The whole extra cat5 vs using existing 2-pair situation seems like a missed opportunity for install simplicity - pre-wire the display over to where the rest of the pedestal electronics are, with a built-in PoE injector powered from the pedestal electronics, and skip pulling a dedicated Cat5 wire by using the V4 Comm Cable's 2-wire section. If a future upgrade wants to use Ethernet in the pedestal electronics itself, just give the new electronics a cheap switch chip. Not sure what the added cost per pedestal would be to internalize PoE but you would probably save money overall versus the extra Cat5 pull and the "wasted" 2-wire portion of the V4 Comm Cable.

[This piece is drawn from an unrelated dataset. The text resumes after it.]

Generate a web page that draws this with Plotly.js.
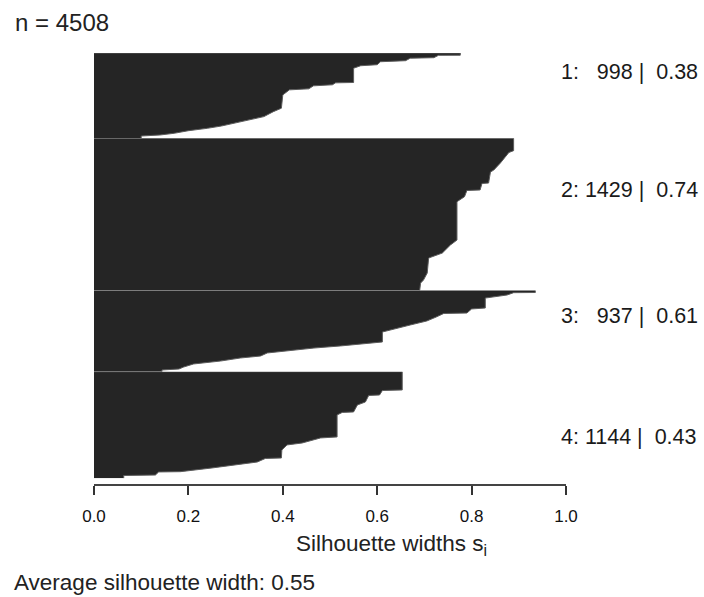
<!DOCTYPE html>
<html>
<head>
<meta charset="utf-8">
<script src="https://cdn.plot.ly/plotly-3.0.1.min.js"></script>
<style>html,body{margin:0;padding:0;background:#fff;}#chart{width:704px;height:597px;}</style>
</head>
<body>
<div id="chart"></div>
<script>
// ---- data ----
const clusterIds = [1, 2, 3, 4];
const clusterSizes = [998, 1429, 937, 1144];
const clusterAvg = [0.38, 0.74, 0.61, 0.43];
const totalN = 4508;
const avgWidth = 0.55;

// silhouette width profile (sorted, descending) read at observation ranks
const c1Rank  = [0, 26, 27, 55, 61, 90, 102, 137, 149, 178, 345, 349, 372, 384, 419, 431, 490, 646, 686, 744, 783, 822, 854, 881, 909, 939, 959, 971, 998];
const c1Width = [0.776, 0.776, 0.73, 0.72, 0.67, 0.66, 0.607, 0.60, 0.565, 0.55, 0.55, 0.512, 0.505, 0.465, 0.455, 0.414, 0.40, 0.397, 0.38, 0.36, 0.33, 0.30, 0.27, 0.24, 0.20, 0.17, 0.14, 0.10, 0.10];

const c2Rank  = [0, 116, 133, 232, 298, 316, 420, 424, 485, 490, 548, 595, 955, 1002, 1077, 1124, 1265, 1331, 1359, 1429];
const c2Width = [0.889, 0.889, 0.879, 0.861, 0.847, 0.84, 0.836, 0.822, 0.818, 0.79, 0.785, 0.769, 0.769, 0.755, 0.738, 0.709, 0.706, 0.698, 0.692, 0.69];

const c3Rank  = [0, 23, 25, 52, 87, 202, 213, 260, 265, 306, 352, 398, 444, 479, 594, 617, 640, 664, 687, 721, 756, 779, 814, 848, 883, 906, 917, 937];
const c3Width = [0.935, 0.935, 0.889, 0.875, 0.829, 0.829, 0.80, 0.79, 0.741, 0.725, 0.705, 0.67, 0.635, 0.611, 0.611, 0.571, 0.522, 0.466, 0.423, 0.367, 0.353, 0.31, 0.268, 0.211, 0.19, 0.18, 0.144, 0.144];

const c4Rank  = [0, 196, 202, 250, 255, 325, 357, 432, 437, 464, 700, 711, 733, 765, 786, 840, 926, 931, 969, 1001, 1033, 1073, 1076, 1109, 1114, 1144];
const c4Width = [0.653, 0.653, 0.611, 0.605, 0.582, 0.575, 0.558, 0.55, 0.526, 0.515, 0.515, 0.48, 0.466, 0.441, 0.409, 0.398, 0.397, 0.363, 0.346, 0.30, 0.25, 0.183, 0.137, 0.13, 0.063, 0.063];

const xTickVals = [0, 0.2, 0.4, 0.6, 0.8, 1.0];
const xTickText = ['0.0', '0.2', '0.4', '0.6', '0.8', '1.0'];

// ---- layout helpers ----
const ranks = [c1Rank, c2Rank, c3Rank, c4Rank];
const widths = [c1Width, c2Width, c3Width, c4Width];
const domains = [[0.8025, 1.0], [0.4502, 0.8025], [0.2623, 0.4502], [0.0155, 0.2623]];
const labelY = [0.956, 0.683, 0.391, 0.111];

const traces = clusterIds.map((id, i) => ({
  type: 'scatter',
  mode: 'lines',
  x: [0].concat(widths[i]),
  y: [0].concat(ranks[i]),
  yaxis: i === 0 ? 'y' : 'y' + (i + 1),
  fill: 'tozerox',
  fillcolor: '#252525',
  line: {color: '#5c5c5c', width: 1},
  hoverinfo: 'skip',
  showlegend: false
}));

const layout = {
  width: 704, height: 597,
  margin: {l: 94, r: 138, t: 53, b: 112, pad: 0},
  paper_bgcolor: '#ffffff', plot_bgcolor: '#ffffff',
  showlegend: false,
  font: {family: 'Liberation Sans, Arial, sans-serif', color: '#111'},
  xaxis: {
    range: [0, 1], anchor: 'free', position: 0,
    showgrid: false, zeroline: false,
    showline: true, linecolor: '#444', linewidth: 2,
    ticks: 'outside', ticklen: 9, tickwidth: 2, tickcolor: '#333',
    tickvals: xTickVals, ticktext: xTickText,
    ticklabelstandoff: 7,
    tickfont: {family: 'Liberation Sans Narrow, Liberation Sans, Arial, sans-serif', size: 17, color: '#111'}
  },
  annotations: []
};

clusterIds.forEach((id, i) => {
  const key = i === 0 ? 'yaxis' : 'yaxis' + (i + 1);
  layout[key] = {
    domain: domains[i], range: [clusterSizes[i], 0],
    visible: false, fixedrange: true
  };
  const nStr = String(clusterSizes[i]);
  const pad = ' '.repeat(1 + 2 * (4 - nStr.length));
  layout.annotations.push({
    xref: 'paper', yref: 'paper', x: 0.985, y: labelY[i],
    xanchor: 'left', yanchor: 'middle', showarrow: false,
    text: (id + ':' + pad + nStr + ' |  ' + clusterAvg[i].toFixed(2)).replace(/ /g, '&nbsp;'),
    font: {size: 21.5, color: '#1a1a1a', family: 'Liberation Sans, Arial, sans-serif'}
  });
});

layout.annotations.push({
  xref: 'paper', yref: 'paper', x: -0.171, y: 1.07,
  xanchor: 'left', yanchor: 'middle', showarrow: false,
  text: 'n = ' + totalN,
  font: {size: 24, color: '#222'}
});
layout.annotations.push({
  xref: 'paper', yref: 'paper', x: 0.424, y: -0.139,
  xanchor: 'left', yanchor: 'middle', showarrow: false,
  text: 'Silhouette widths s<sub>i</sub>',
  font: {size: 22.5, color: '#222'}
});
layout.annotations.push({
  xref: 'paper', yref: 'paper', x: -0.173, y: -0.226,
  xanchor: 'left', yanchor: 'middle', showarrow: false,
  text: 'Average silhouette width: ' + avgWidth.toFixed(2),
  font: {size: 22.5, color: '#222'}
});

Plotly.newPlot('chart', traces, layout, {displayModeBar: false, staticPlot: true});
</script>
</body>
</html>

Even an 8-pedestal location is probably going to need around $35-70 of Cat5e cable at minimum (depending on whether they go cheap CCA or good solid copper), and the component costs for PoE injection from the pedestal's 24V supply (DC to DC buck converter to get from 24V to 44-57V, controller if it needs to support the fancier flavors of PoE+/++, etc) should only be a few bucks - I'd say $5 per pedestal would be reasonable, even if supporting 802.11bt (PoE++ 60W), though even 802.11at (PoE+ 30W) should be more than plenty, and likely even ye olde 802.11af (15W) would be good enough. At 8-pedestal sites it might be roughly break even (pedestal costs being slightly higher, but labor reduced), and at larger sites the labor and material savings (bigger sites quickly need much more Category 5 wiring) should be in favor of an integrated design.

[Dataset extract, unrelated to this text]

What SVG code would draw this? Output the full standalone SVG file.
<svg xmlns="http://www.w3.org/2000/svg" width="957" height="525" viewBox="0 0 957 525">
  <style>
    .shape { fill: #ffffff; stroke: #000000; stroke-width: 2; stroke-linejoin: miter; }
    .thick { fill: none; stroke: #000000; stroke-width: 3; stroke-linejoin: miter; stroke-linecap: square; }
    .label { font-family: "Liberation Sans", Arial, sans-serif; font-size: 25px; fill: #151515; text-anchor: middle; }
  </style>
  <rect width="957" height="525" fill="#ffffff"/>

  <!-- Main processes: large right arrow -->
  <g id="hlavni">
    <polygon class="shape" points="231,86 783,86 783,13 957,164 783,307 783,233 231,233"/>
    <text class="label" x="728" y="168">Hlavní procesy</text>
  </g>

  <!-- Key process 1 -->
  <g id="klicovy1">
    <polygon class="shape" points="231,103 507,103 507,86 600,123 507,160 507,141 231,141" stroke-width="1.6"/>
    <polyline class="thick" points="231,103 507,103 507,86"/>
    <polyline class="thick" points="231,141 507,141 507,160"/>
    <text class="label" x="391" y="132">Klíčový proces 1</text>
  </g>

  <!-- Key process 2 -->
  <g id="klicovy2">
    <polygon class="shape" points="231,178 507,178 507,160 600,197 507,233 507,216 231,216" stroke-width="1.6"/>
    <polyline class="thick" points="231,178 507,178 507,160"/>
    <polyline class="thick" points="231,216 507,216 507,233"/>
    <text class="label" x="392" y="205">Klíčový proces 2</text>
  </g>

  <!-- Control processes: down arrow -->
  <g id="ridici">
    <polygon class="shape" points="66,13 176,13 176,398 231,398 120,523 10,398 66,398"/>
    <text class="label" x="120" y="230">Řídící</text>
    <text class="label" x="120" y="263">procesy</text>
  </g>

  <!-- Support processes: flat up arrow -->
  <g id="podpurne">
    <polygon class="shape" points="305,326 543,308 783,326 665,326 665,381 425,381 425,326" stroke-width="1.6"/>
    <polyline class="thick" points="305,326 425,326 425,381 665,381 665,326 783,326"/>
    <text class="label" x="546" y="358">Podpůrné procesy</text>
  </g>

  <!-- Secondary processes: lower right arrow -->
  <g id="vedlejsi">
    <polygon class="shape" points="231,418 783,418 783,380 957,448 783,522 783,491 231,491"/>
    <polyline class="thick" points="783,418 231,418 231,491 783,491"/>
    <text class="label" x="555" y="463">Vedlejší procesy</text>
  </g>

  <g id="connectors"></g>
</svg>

Perhaps though the math worked in favor of keeping the payment display separate, simply because they expect to deploy so many V4 pedestals in the US where they might not bother with the payment display at all, versus in the EU? For all those US installs, if they really lack the payment display module, they won't have the Cat5 cable to pull or terminate anyways, and adding onboard PoE injection for something that isn't there would be a further waste of money.